**Work instructions**
Check every line below for the word "React" and copy the ones that have it.

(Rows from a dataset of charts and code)
········

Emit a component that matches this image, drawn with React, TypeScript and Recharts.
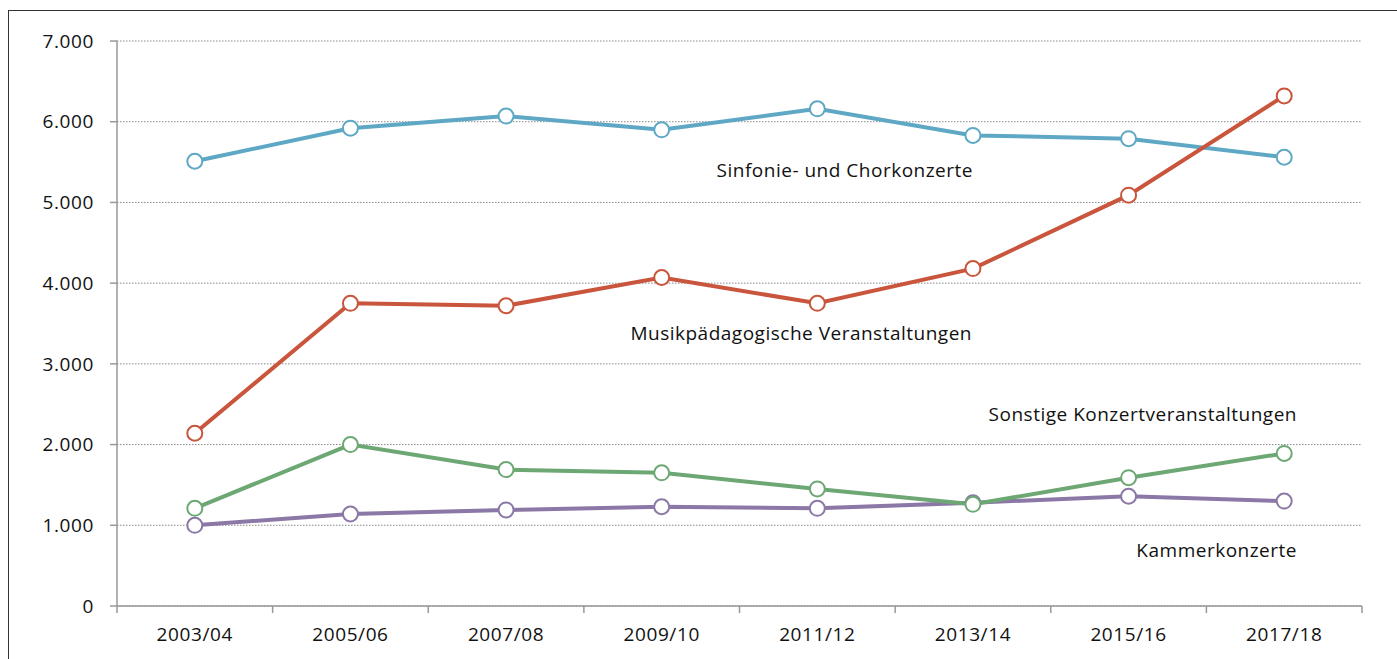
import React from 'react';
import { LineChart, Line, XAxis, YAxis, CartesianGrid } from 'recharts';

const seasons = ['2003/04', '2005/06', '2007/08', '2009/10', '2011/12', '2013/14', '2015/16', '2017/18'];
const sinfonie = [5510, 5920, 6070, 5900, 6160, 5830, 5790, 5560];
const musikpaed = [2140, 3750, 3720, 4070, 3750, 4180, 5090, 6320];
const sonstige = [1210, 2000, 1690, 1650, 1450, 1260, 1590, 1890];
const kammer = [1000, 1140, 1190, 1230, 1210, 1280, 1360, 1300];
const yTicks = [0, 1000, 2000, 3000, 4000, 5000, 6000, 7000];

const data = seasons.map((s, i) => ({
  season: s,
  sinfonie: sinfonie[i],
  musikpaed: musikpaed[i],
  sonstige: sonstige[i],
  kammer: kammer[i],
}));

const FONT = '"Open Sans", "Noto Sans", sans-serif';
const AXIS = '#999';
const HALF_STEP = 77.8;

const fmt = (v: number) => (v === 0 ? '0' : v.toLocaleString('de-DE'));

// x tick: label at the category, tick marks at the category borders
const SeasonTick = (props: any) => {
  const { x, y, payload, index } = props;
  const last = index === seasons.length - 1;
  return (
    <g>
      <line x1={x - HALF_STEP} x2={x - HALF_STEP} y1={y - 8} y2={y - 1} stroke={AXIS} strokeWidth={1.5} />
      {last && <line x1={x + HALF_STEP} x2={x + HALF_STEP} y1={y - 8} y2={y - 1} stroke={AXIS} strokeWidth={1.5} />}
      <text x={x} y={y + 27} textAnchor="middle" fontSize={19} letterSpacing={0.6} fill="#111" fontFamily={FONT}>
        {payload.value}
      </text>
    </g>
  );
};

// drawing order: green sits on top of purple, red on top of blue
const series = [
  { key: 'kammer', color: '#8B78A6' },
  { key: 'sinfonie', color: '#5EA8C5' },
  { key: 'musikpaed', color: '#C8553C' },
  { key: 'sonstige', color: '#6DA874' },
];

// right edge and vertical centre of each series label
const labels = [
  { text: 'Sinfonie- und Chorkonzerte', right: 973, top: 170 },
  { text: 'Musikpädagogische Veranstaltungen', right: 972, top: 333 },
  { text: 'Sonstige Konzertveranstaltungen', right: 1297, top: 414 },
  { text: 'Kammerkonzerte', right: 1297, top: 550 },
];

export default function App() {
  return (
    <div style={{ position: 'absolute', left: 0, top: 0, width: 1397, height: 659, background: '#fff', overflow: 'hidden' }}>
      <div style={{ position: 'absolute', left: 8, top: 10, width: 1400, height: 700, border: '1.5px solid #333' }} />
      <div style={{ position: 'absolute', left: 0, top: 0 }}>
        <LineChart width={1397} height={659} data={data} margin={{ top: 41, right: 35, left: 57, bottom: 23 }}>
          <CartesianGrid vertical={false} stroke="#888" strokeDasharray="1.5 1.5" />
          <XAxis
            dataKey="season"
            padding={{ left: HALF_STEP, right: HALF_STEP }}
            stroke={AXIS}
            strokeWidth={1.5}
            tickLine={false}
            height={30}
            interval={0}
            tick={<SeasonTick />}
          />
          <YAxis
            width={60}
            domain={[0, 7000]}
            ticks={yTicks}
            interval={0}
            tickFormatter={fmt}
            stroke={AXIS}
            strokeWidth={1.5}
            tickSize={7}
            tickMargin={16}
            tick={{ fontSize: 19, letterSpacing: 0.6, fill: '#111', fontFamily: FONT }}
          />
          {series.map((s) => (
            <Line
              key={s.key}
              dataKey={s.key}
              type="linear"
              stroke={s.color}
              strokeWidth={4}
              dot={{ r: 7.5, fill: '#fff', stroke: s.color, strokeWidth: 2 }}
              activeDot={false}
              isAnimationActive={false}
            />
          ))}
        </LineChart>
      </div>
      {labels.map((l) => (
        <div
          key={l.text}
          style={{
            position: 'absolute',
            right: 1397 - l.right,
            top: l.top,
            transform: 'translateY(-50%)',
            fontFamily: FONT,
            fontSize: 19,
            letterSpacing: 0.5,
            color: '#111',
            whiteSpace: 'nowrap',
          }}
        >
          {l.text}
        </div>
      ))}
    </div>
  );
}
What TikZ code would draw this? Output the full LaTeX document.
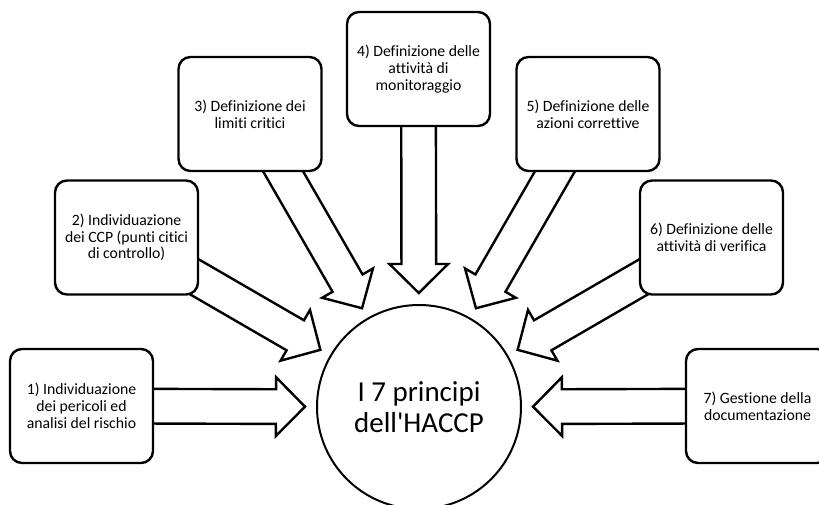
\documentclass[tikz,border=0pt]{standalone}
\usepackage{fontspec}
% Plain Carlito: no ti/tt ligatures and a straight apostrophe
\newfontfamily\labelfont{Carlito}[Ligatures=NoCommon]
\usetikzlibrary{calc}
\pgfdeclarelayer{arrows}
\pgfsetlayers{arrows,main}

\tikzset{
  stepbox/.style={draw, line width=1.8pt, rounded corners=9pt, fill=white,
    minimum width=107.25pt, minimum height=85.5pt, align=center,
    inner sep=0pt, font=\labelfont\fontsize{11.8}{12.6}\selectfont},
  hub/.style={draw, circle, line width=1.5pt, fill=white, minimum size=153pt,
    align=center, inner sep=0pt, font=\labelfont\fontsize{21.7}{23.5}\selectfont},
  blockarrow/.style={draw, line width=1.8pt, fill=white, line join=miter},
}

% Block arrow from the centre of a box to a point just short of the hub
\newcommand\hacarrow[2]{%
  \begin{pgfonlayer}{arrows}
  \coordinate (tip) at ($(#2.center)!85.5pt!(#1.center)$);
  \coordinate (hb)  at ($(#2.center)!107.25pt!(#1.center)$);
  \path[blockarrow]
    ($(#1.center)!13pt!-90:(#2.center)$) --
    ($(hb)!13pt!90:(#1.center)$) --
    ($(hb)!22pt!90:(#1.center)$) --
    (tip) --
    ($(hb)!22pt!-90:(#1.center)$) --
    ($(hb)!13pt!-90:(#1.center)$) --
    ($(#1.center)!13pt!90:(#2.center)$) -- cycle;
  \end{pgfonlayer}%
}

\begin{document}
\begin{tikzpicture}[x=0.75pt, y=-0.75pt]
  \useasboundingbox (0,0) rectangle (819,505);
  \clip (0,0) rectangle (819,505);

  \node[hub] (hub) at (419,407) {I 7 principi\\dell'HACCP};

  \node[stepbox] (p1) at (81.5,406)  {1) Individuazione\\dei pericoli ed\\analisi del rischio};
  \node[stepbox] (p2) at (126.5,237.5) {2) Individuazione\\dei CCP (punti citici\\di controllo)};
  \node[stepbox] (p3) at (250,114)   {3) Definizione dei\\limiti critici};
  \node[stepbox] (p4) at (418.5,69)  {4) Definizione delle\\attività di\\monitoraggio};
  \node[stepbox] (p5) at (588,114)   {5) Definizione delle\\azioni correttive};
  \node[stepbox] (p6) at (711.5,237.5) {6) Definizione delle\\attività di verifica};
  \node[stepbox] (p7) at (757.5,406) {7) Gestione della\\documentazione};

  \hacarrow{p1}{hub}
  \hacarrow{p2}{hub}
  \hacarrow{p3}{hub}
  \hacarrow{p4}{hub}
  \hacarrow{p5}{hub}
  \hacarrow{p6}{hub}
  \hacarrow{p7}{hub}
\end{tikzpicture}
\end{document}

········

**Problem solution**
Emit a component that matches this image, drawn with React, TypeScript and Recharts.
import React from 'react';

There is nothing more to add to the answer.